Успенский выехал за границу вскоре после окончания франко-прусской войны и разгрома Парижской Коммуны. В Германии он наблюдал разгул торжествующей военщины после провозглашения германской империи, в Бельгии — нищету рабочих каменноугольных районов, в Париже писатель оказался свидетелем чудовищной расправы победившей буржуазии над участниками Коммуны и французскими рабочими. Все эти впечатления дали писателю материал для той параллели между западноевропейской буржуазной действительностью и русской жизнью пореформенной поры, которая составляет основную тему очерка.
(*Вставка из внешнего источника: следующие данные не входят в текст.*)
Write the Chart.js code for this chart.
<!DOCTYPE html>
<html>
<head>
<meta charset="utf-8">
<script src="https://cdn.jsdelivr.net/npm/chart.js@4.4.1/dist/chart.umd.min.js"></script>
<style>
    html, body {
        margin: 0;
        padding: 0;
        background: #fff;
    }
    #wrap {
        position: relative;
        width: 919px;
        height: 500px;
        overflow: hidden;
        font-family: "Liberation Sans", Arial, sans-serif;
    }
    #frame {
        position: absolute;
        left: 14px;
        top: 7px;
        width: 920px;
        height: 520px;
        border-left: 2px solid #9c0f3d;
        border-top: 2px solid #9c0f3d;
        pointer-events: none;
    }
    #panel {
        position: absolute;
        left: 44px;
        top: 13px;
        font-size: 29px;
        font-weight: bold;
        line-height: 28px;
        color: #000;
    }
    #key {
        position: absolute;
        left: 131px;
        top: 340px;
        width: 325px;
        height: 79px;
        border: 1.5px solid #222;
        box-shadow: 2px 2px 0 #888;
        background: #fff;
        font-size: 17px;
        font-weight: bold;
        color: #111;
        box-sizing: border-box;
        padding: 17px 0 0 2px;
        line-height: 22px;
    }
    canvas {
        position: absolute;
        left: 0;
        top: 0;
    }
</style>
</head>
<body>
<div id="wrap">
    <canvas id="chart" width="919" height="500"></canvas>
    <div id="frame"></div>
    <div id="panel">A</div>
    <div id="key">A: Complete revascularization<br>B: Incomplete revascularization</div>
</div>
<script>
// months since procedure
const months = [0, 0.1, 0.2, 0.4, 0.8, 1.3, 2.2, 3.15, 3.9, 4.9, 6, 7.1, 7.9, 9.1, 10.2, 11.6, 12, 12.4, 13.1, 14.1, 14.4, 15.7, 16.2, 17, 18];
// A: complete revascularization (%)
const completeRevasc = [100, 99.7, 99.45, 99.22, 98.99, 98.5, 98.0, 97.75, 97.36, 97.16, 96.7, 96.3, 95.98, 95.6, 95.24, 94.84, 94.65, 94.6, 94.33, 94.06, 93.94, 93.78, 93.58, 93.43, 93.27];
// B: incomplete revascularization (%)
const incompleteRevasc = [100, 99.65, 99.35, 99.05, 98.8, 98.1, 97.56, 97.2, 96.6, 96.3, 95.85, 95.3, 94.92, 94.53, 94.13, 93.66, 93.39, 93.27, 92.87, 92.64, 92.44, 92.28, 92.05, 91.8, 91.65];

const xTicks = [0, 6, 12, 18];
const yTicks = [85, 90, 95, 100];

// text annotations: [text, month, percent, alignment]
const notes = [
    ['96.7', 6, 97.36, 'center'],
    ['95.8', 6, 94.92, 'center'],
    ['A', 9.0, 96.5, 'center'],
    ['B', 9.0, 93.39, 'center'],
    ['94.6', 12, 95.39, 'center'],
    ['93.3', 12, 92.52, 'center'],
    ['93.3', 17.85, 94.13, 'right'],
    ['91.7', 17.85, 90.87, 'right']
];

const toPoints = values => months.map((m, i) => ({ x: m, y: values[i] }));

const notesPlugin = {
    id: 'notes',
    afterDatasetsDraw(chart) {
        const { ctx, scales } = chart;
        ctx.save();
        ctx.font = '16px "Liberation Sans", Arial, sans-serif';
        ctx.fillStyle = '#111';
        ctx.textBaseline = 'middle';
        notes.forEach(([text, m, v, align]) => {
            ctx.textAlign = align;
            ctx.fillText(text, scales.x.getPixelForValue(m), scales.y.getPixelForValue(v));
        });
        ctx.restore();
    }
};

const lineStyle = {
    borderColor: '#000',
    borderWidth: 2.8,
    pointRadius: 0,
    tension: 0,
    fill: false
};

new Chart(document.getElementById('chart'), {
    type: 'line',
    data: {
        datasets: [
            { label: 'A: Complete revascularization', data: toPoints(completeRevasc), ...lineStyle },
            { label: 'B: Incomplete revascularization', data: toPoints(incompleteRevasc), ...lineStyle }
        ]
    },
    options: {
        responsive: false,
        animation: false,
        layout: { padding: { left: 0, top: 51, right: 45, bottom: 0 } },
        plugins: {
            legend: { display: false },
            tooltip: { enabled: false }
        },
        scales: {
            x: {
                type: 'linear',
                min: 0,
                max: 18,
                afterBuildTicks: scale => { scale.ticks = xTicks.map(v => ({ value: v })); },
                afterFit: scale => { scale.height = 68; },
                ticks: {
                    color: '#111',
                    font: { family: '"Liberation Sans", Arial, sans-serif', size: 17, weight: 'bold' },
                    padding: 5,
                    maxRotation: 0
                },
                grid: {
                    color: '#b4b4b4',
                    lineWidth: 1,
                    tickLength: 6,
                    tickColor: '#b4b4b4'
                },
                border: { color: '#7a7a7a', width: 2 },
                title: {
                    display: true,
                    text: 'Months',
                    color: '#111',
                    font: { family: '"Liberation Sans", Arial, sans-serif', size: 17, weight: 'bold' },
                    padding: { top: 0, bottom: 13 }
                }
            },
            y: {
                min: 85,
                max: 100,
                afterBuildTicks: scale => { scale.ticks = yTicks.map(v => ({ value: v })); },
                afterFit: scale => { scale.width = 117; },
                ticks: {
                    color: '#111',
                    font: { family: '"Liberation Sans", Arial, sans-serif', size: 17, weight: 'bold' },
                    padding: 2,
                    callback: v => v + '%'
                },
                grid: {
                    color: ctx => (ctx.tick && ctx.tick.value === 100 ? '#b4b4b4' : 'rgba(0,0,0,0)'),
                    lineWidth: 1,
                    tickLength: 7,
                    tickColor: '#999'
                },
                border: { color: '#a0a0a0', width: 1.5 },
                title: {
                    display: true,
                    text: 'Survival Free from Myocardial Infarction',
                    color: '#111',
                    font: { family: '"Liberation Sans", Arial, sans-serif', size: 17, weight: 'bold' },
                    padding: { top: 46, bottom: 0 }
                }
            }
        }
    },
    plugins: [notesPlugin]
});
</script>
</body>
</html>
На Западе Успенский увидел большую, чем в России, обнаженность классовых противоречий, ясное сознание рабочим классом и буржуазией противоположности своих классовых интересов. В России классовые противоречия в 70-х годах еще не выступали с такой же ясностью, как на Западе, в условиях победившего и упрочившегося капитализма. В то время как европейский рабочий эпохи Парижской Коммуны, по выражению писателя, уже знал, ‘кто его согнул’, и это заставляло буржуазию в борьбе с пролетариатом открыто защищать свое классовое господство, в России народ еще не обладал ясным сознанием причин своего порабощения и путей выхода из него, а господствующие классы прикрывали свою хищническую практику ‘общечеловеческими’ фразами. Противоречивость русской общественной жизни порождала то моральное состояние, характерное для различных слоев русского общества, и прежде всего для интеллигенции, которое писатель назвал ‘больной совестью’,— ощущение несправедливости существующего порядка вещей, приводившее, однако, лишь к болезненному самоанализу, к внутреннему разладу и колебаниям, а не к действиям, освещенным сознательной передовой мыслью.
В очерке отчетливо проявился реализм Успенского. Писатель сумел понять противоречивость капиталистического развития и в то же время остаться свободным от идеализации патриархальных пережитков, от свойственного народникам отрицания исторической прогрессивности капитализма по сравнению с крепостничеством.
Мысли, изложенные в ‘Больной совести’, получили дальнейшее развитие в печатающихся в настоящем томе очерках ‘Из памятной книжки’ (1875) и ‘Заграничный дневник провинциала’ (1876). Во всех этих очерках о западноевропейской жизни Успенский во многом предвосхитил направление той революционно-демократической критики экономического строя и политической жизни буржуазных стран Запада, которую через несколько лет после Успенского дал Щедрин в очерках ‘За рубежом’ (1881). Однако Щедрин сумел гораздо более трезво, чем Успенский, описать и те явления, которые сближали западноевропейскую и русскую действительность и свидетельствовали о повороте России после реформы на капиталистический путь развития.
Стр. 308. Нэй — Ней Мишель (1769—1815) — наполеоновский маршал, изменивший Наполеону I, а затем во время ‘Ста дней’ снова перешедший на его сторону. Памятник Нею был поставлен Наполеоном III.
Стр. 313. Мы с героем дети славы… — солдатская песня.
Стр. 317. Луи-Филипп — французский король (1830—1848) из династии Орлеанов, ставленник финансистов и крупной буржуазии.
Стр. 319. Шарль-дис — Карл X, французский король (1824— 1830), младший брат Людовиков XVI и XVIII, до вступления на трон носил титул графа д’Артуа. Крайний реакционер, свергнутый Июльской революцией 1830 года.
Стр. 322. Кроме Наполеона четвертого — никто не будет!— Реакционная бонапартистская клика провозгласила в 1874 году претендентом на престол сына Наполеона III под именем Наполеона IV.
Стр. 323. …бесчисленные следы пуль — от кровавой борьбы на улицах Парижа в 1871 году, при жестоком подавлении правительством Тьера Парижской Коммуны.
Стр. 325. …одним отделением одной канцелярии. — Подразумевается ‘III отделение собственной его величества канцелярии’, то есть жандармское управление.
Стр. 327. Шармер — модная портновская фирма в Петербурге.